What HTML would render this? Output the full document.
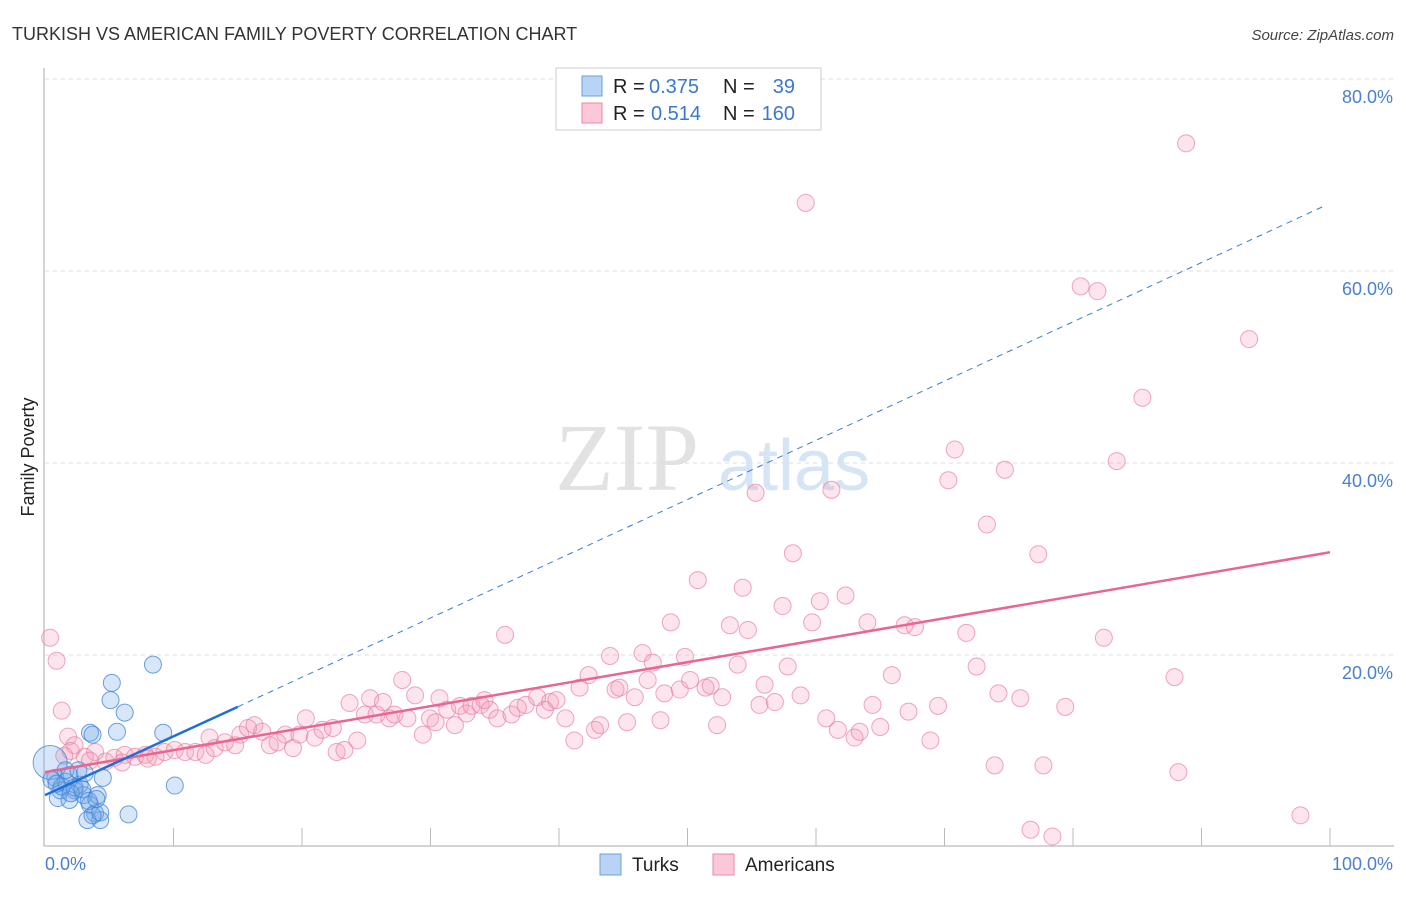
<!DOCTYPE html>
<html><head><meta charset="utf-8"><style>
body{margin:0;background:#fff;font-family:"Liberation Sans",sans-serif}
</style></head><body>
<svg id="c" width="1406" height="892" xmlns="http://www.w3.org/2000/svg">
<text x="12" y="40" font-size="18" fill="#333">TURKISH VS AMERICAN FAMILY POVERTY CORRELATION CHART</text>
<text x="1394" y="40" font-size="15" fill="#444" font-style="italic" text-anchor="end">Source: ZipAtlas.com</text>
<g><text x="555" y="490" font-size="96" font-family="Liberation Serif,serif" fill="#e2e2e2">ZIP</text><text x="718" y="490" font-size="72" fill="#d6e5f5">atlas</text></g>
<g id="grid"></g><g id="pts"></g><g id="lines"></g>
<text transform="translate(34,457) rotate(-90)" font-size="18" fill="#222" text-anchor="middle">Family Poverty</text>
<text x="45" y="870" font-size="18" fill="#4a7fd0">0.0%</text>
<text x="1393" y="870" font-size="18" fill="#4a7fd0" text-anchor="end">100.0%</text>
<g font-size="20">
<rect x="556" y="68" width="265" height="62" fill="#fff" stroke="#ccc"/>
<rect x="582" y="76" width="20" height="20" fill="#b8d3f5" stroke="#6c9fdc"/>
<rect x="582" y="103" width="20" height="20" fill="#fbc8d8" stroke="#e889a8"/>
<text x="613" y="93" fill="#222">R =</text><text x="649" y="93" fill="#3a78d0">0.375</text>
<text x="723" y="93" fill="#222">N =</text><text x="795" y="93" fill="#3a78d0" text-anchor="end">39</text>
<text x="613" y="120" fill="#222">R =</text><text x="651" y="120" fill="#3a78d0">0.514</text>
<text x="723" y="120" fill="#222">N =</text><text x="795" y="120" fill="#3a78d0" text-anchor="end">160</text>
</g>
<g>
<rect x="600" y="854" width="21" height="21" fill="#b8d3f5" stroke="#6c9fdc"/>
<text x="632" y="871" font-size="19" fill="#222">Turks</text>
<rect x="713" y="854" width="21" height="21" fill="#fbc8d8" stroke="#e889a8"/>
<text x="745" y="871" font-size="19" fill="#222">Americans</text>
</g>
</svg>
<script>
const yTicks=[20,40,60,80];
const xTicks=[10,20,30,40,50,60,70,80,90,100];
const turksX=[8.4,5.2,5.1,6.2,3.5,3.7,5.6,9.2,10.1,6.5,0.4,0.8,1.2,1.6,1.9,1.0,2.3,2.7,3.0,1.9,3.5,3.9,4.3,3.3,3.7,4.3,4.5,4.1,1.6,2.6,3.1,2.3,0.5,1.3,2.0,2.9,3.4,4.0,0.9];
const turksY=[19.0,17.1,15.3,14.0,11.9,11.7,12.0,11.9,6.4,3.4,8.8,7.2,5.9,6.8,7.5,5.1,5.9,6.5,5.4,4.9,4.4,3.5,2.8,2.8,3.3,3.6,7.2,5.4,8.0,8.0,7.7,6.2,7.0,6.3,5.6,6.0,4.8,5.0,6.6];
const amerX=[0.4,0.9,1.3,1.8,2.3,3.1,3.9,4.7,5.4,6.2,7.0,7.8,8.6,9.3,10.1,10.9,11.7,12.5,12.8,13.2,14.0,14.8,15.2,15.8,16.3,16.9,17.5,18.1,18.7,19.3,19.8,20.3,21.0,21.6,22.4,22.7,23.3,23.7,24.3,24.9,25.3,25.8,26.3,26.8,27.2,27.8,28.2,28.8,29.4,29.96,30.4,30.7,31.3,31.9,32.3,32.8,33.2,33.9,34.2,34.6,35.2,35.8,36.3,36.8,37.4,38.3,38.9,39.3,39.8,40.5,41.2,41.6,42.3,42.8,43.2,43.97,44.4,44.7,45.3,45.9,46.5,46.9,47.3,47.9,48.2,48.7,49.4,49.8,50.2,50.8,51.4,51.8,52.3,52.7,53.3,53.9,54.3,54.7,55.3,55.6,56.0,56.8,57.4,57.8,58.2,58.8,59.2,59.7,60.3,60.8,61.2,61.7,62.3,63.0,63.4,64.0,64.4,65.0,65.9,66.9,67.2,67.7,68.9,69.5,70.3,70.8,71.7,72.5,73.3,73.9,74.2,74.7,75.9,76.7,77.3,77.7,78.4,79.4,80.6,81.9,82.4,83.4,85.4,87.9,88.2,88.8,93.7,97.7,2.0,3.5,6.0,8.0,1.5];
const amerY=[21.8,19.4,14.2,11.5,10.6,9.4,9.9,8.9,9.3,9.6,9.4,9.6,9.4,9.9,10.1,9.9,9.9,9.6,11.4,10.3,10.9,10.6,11.7,12.4,12.7,12.0,10.6,10.9,11.7,10.3,11.7,13.4,11.4,12.2,12.4,9.9,10.1,15.0,11.1,13.8,15.5,13.8,15.1,13.4,13.8,17.4,13.4,15.8,11.7,13.4,13.0,15.5,14.3,12.7,14.7,13.9,14.7,14.8,15.3,14.3,13.4,22.1,13.8,14.5,14.8,15.6,14.3,15.1,15.3,13.4,11.1,16.6,17.9,12.2,12.7,19.9,16.4,16.6,13.0,15.6,20.2,17.4,19.2,13.2,16.0,23.4,16.4,19.8,17.4,27.8,16.6,16.8,12.7,15.6,23.1,19.0,27.0,22.6,36.9,14.8,16.9,15.1,25.1,18.8,30.6,15.8,67.1,23.4,25.6,13.4,37.2,12.2,26.2,11.4,12.0,23.4,14.8,12.5,17.9,23.1,14.1,22.9,11.1,14.7,38.2,41.4,22.3,18.8,33.6,8.5,16.0,39.3,15.5,1.8,30.5,8.5,1.1,14.6,58.4,57.9,21.8,40.2,46.8,17.7,7.8,73.3,52.9,3.3,10.0,9.0,8.8,9.2,9.5];
const turkLine=[5.4,14.6,66.8];
const amerLine=[7.8,30.7];
const NS='http://www.w3.org/2000/svg';
const X=v=>45+v*12.85, Y=v=>847-v*9.6;
function mk(t,a,p){const e=document.createElementNS(NS,t);for(const k in a)e.setAttribute(k,a[k]);document.getElementById(p).appendChild(e);return e;}
let g;
g=mk('line',{x1:44,y1:68,x2:44,y2:846,stroke:'#aaa'},'grid');


g=mk('line',{x1:44,y1:846,x2:1394,y2:846,stroke:'#aaa'},'grid');


yTicks.forEach(t=>{
 const l=mk('line',{x1:45,x2:1394,y1:Y(t),y2:Y(t),stroke:'#ddd','stroke-dasharray':'4,4'},'grid');
 
 
 const tx=mk('text',{x:1393,y:Y(t)+24,'font-size':18,fill:'#4a7fd0','text-anchor':'end'},'grid');tx.textContent=t.toFixed(1)+'%';
 
 
});
xTicks.forEach(t=>{
 const l=mk('line',{x1:X(t),x2:X(t),y1:828,y2:846,stroke:'#bbb'},'grid');
 
 
});
amerX.forEach((v,i)=>{const c=mk('circle',{cx:X(v),cy:Y(amerY[i]),r:8.5,fill:'rgba(244,150,180,0.25)',stroke:'rgba(232,120,155,0.65)','stroke-width':1},'pts');
 
 });
turksX.forEach((v,i)=>{const c=mk('circle',{cx:X(v),cy:Y(turksY[i]),r:i==10?17:8.5,fill:'rgba(110,165,230,0.28)',stroke:'rgba(60,130,215,0.75)','stroke-width':1},'pts');
 
 });
g=mk('line',{x1:X(0),y1:Y(amerLine[0]),x2:X(100),y2:Y(amerLine[1]),stroke:'#e8668f','stroke-width':2.5},'lines');


g=mk('line',{x1:X(15),y1:Y(turkLine[1]),x2:X(99.6),y2:Y(turkLine[2]),stroke:'#3a7bd8','stroke-width':1,'stroke-dasharray':'6,5'},'lines');


g=mk('line',{x1:X(0),y1:Y(turkLine[0]),x2:X(15),y2:Y(turkLine[1]),stroke:'#1f6fd8','stroke-width':2.5},'lines');


</script>
</body></html>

•••

- [Work instructions] Look through the data above. Find each line with the string "document" and copy it.

- [Task result]
What HTML would render this? Output the full document.
function mk(t,a,p){const e=document.createElementNS(NS,t);for(const k in a)e.setAttribute(k,a[k]);document.getElementById(p).appendChild(e);return e;}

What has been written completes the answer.